Cabeza de muchacha
En 1886, en el momento en que se apartaba del Impresionismo para buscar un estilo simplificado, sintético, de inspiración primitivista, Gauguin conoció al ceramista Ernest Chaplet (1835-1909) y colaboró con él en su taller, aprendiendo la técnicas del oficio. Entre 1893 y 1895, durante su estancia en Francia tras su primera temporada en Tahití, Gauguin volvería a pasar por un período de intensa experimentación en el estudio de Chaplet. De aquella época data esta pieza, de la cual existe otra versión conocida como La tahitiana en el Musée d'Art Moderne de Ginebra.

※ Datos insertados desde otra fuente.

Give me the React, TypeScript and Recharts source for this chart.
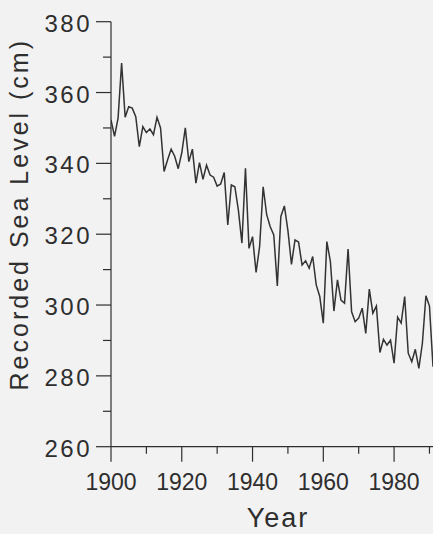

El producto más característico de la dedicación de Gauguin a la cerámica es el recipiente en forma de cabeza humana, como sus célebres e inquietantes autorretratos como jarra o como tabaquera de los años 1889-1890. En este tipo de piezas se recogen, fundidos de manera sincrética, modelos de origen étnico muy diverso. En primer lugar, las vasijas antropomórficas tan frecuentes en todo el arte precolombino, por ejemplo en las culturas del antiguo Perú, como la Nazca o la Mochica. No hay que olvidar que Gauguin se sentía muy orgulloso de sus antepasados peruanos y solía evocar con nostalgia su infancia en aquel país. En segundo lugar, esta cabeza de muchacha recuerda también, con sus ojos cerrados y abultados, los cráneos humanos sobremodelados de distintos pueblos de Oceanía. En particular, el contorno irregular de la abertura sugiere una calavera rota, acaso en referencia a las prácticas de canibalismo. En todo caso, la pieza se presenta como una especie de cuenco ceremonial que encarna el espíritu de un ancestro o de una divinidad. Las cocas a ambos lados de la cabeza están adornadas con las figuras de un perro y un ratón. Aunque su sentido simbólico es oscuro, podemos recordar que estos dos animales aparecían en la tradición iconográfica del arte medieval como bestias familiares del diablo. Quizá Gauguin asociaba, una vez más, la figura femenina con una presencia sobrenatural tentadora, maligna.